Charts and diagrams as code
┄┄┄┄┄┄┄┄┄┄

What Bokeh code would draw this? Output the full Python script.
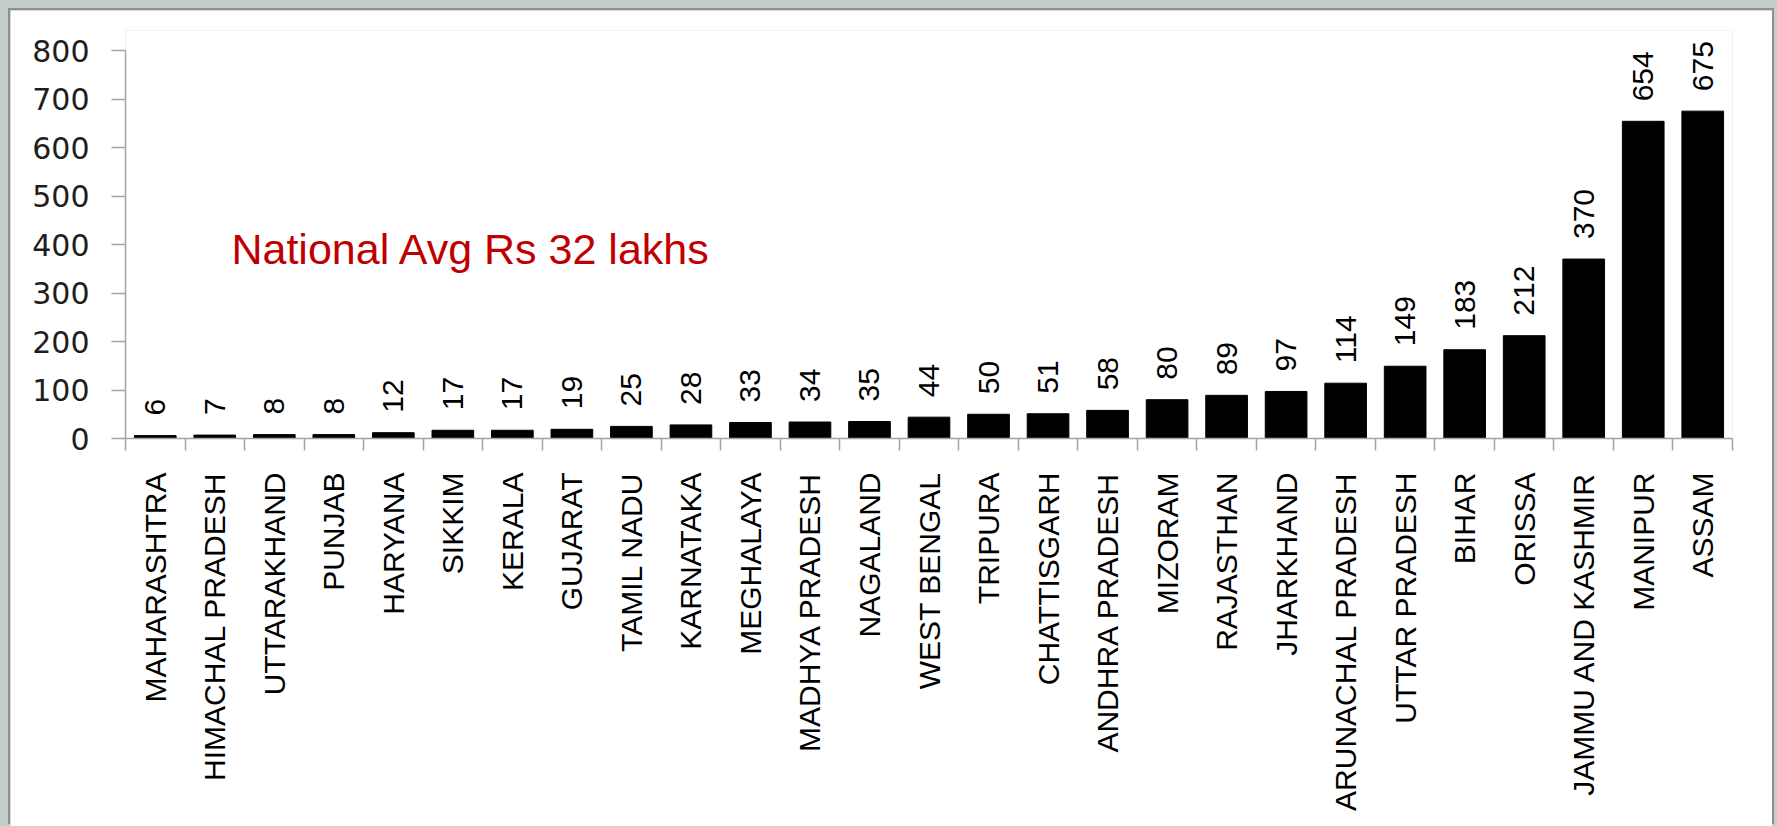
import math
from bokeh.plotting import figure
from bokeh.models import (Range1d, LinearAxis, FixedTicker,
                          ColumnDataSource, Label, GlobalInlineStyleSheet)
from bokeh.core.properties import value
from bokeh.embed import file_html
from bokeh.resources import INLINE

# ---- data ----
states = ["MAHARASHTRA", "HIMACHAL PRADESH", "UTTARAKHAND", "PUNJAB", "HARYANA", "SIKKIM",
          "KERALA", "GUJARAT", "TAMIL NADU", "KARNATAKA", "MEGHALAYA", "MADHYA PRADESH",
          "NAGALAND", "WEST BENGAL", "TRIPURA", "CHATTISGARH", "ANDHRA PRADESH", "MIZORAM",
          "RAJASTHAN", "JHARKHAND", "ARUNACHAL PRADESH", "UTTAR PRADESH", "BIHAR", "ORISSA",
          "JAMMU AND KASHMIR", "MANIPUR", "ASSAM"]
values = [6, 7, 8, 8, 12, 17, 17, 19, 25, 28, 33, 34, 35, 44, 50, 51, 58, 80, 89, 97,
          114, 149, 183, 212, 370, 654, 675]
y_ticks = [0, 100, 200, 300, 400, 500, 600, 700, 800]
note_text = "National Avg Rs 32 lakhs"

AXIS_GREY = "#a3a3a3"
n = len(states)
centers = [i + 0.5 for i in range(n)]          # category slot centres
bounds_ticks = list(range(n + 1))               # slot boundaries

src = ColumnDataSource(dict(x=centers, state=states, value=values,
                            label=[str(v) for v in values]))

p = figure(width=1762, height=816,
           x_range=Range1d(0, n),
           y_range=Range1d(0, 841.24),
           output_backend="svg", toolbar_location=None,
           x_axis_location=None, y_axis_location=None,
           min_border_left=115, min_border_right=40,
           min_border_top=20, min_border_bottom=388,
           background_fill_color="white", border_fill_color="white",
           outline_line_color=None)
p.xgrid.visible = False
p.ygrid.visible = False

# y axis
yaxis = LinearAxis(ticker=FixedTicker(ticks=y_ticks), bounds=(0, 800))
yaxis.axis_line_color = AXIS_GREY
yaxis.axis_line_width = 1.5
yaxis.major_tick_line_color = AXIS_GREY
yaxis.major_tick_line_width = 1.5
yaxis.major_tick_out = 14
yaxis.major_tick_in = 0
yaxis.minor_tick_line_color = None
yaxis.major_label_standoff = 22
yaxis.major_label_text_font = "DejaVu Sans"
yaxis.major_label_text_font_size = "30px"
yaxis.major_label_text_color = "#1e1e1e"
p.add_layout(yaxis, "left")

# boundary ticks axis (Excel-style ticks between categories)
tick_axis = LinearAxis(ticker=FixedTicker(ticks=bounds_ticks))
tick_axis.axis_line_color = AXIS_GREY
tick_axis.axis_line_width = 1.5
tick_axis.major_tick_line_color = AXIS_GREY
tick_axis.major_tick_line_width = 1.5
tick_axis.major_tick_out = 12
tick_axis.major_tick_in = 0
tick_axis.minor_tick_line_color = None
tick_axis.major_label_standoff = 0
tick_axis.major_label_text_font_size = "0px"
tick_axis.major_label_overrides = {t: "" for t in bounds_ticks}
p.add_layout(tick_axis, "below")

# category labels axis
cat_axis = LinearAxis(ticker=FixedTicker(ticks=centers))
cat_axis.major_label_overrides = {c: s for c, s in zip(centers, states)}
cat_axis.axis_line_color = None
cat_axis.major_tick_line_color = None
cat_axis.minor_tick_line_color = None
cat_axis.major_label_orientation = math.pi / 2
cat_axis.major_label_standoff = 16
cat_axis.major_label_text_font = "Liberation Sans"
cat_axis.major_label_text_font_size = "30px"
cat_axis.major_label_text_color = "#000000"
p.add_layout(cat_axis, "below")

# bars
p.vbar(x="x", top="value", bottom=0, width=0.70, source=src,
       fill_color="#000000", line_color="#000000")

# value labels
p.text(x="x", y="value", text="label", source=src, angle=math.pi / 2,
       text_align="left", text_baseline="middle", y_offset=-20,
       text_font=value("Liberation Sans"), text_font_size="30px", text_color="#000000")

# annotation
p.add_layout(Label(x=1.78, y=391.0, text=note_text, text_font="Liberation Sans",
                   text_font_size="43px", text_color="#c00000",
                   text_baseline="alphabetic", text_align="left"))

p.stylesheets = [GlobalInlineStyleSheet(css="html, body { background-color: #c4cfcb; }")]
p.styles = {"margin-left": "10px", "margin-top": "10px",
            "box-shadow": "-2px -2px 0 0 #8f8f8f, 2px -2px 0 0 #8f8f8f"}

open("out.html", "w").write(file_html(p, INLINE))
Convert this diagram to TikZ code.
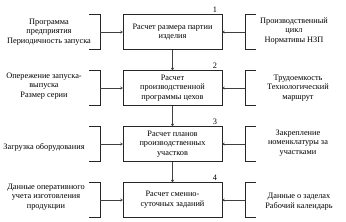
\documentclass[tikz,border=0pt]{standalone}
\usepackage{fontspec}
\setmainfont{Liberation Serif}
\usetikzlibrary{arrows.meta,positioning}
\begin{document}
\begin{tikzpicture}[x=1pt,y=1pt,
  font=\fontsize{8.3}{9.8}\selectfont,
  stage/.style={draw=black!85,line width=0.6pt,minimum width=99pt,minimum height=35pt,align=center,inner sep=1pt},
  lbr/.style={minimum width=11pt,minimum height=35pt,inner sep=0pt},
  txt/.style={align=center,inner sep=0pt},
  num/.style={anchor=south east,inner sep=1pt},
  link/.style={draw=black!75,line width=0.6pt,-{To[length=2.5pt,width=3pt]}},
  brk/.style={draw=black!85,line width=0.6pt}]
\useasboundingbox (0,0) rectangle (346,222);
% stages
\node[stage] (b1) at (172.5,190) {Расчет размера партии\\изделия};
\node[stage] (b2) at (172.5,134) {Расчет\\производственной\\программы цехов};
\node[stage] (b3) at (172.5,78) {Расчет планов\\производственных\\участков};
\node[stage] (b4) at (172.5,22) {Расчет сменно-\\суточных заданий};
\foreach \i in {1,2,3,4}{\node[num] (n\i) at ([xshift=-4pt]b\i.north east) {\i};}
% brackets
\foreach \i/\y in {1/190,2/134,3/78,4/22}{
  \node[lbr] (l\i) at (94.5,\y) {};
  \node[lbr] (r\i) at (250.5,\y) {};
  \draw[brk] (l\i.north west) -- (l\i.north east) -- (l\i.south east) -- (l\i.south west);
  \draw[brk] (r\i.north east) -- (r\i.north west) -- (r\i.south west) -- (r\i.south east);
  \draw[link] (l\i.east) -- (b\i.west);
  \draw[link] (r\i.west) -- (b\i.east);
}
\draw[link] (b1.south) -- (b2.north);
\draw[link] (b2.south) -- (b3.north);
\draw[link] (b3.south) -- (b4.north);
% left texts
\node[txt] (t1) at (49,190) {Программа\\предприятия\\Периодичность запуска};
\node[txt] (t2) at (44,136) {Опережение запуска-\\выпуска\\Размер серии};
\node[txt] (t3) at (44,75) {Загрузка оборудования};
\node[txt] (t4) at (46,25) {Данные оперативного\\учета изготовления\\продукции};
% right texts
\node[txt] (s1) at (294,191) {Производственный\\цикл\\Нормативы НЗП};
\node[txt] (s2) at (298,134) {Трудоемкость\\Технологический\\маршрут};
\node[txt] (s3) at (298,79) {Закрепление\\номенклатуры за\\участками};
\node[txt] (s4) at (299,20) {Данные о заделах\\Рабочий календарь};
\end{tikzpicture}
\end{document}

┄┄┄┄┄┄┄┄┄┄

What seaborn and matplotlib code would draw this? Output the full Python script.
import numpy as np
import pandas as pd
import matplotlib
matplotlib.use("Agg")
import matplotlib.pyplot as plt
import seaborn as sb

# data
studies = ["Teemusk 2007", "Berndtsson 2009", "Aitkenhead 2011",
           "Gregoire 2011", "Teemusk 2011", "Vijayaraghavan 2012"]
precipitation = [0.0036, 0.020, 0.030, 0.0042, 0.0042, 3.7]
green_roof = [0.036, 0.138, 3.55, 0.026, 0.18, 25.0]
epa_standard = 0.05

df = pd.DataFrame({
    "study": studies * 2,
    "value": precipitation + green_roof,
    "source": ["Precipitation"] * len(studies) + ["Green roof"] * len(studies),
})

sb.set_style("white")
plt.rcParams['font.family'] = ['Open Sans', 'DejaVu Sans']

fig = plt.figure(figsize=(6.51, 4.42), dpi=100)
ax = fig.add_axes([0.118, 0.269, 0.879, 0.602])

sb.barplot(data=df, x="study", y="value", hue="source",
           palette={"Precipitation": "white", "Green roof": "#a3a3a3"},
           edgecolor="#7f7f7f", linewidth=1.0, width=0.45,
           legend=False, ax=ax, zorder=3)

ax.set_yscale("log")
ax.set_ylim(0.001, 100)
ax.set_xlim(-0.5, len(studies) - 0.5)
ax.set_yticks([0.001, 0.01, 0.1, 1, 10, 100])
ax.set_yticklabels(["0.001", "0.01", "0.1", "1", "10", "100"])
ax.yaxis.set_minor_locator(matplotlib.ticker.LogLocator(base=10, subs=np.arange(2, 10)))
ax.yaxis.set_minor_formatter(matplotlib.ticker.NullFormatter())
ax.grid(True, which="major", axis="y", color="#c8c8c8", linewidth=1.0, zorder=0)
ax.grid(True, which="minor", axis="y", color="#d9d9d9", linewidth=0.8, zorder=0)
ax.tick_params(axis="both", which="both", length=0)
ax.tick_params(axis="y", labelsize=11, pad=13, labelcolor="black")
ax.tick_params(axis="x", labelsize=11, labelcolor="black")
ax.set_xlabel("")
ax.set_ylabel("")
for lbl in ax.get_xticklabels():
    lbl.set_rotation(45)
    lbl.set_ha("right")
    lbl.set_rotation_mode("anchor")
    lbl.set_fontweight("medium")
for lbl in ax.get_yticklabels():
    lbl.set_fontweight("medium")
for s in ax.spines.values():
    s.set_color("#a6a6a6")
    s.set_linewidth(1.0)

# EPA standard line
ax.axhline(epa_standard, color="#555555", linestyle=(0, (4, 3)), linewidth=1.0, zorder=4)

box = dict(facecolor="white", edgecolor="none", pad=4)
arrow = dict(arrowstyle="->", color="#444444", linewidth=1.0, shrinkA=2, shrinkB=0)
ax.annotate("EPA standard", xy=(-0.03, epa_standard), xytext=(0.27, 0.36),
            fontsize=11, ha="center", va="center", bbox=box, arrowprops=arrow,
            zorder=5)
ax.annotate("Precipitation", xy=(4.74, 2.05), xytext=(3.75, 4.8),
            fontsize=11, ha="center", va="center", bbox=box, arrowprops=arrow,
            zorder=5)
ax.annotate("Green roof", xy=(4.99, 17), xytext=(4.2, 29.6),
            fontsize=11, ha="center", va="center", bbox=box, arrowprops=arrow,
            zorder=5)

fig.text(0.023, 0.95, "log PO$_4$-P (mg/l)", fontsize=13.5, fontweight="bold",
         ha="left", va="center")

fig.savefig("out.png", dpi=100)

┄┄┄┄┄┄┄┄┄┄

Reproduce the data above exactly, but only from the line containing "What Bokeh code" through the line containing "from bokeh.resources import INLINE"; skip the pictures.

◆ Output of the task ◆
What Bokeh code would draw this? Output the full Python script.
import math
from bokeh.plotting import figure
from bokeh.models import (Range1d, LinearAxis, FixedTicker,
                          ColumnDataSource, Label, GlobalInlineStyleSheet)
from bokeh.core.properties import value
from bokeh.embed import file_html
from bokeh.resources import INLINE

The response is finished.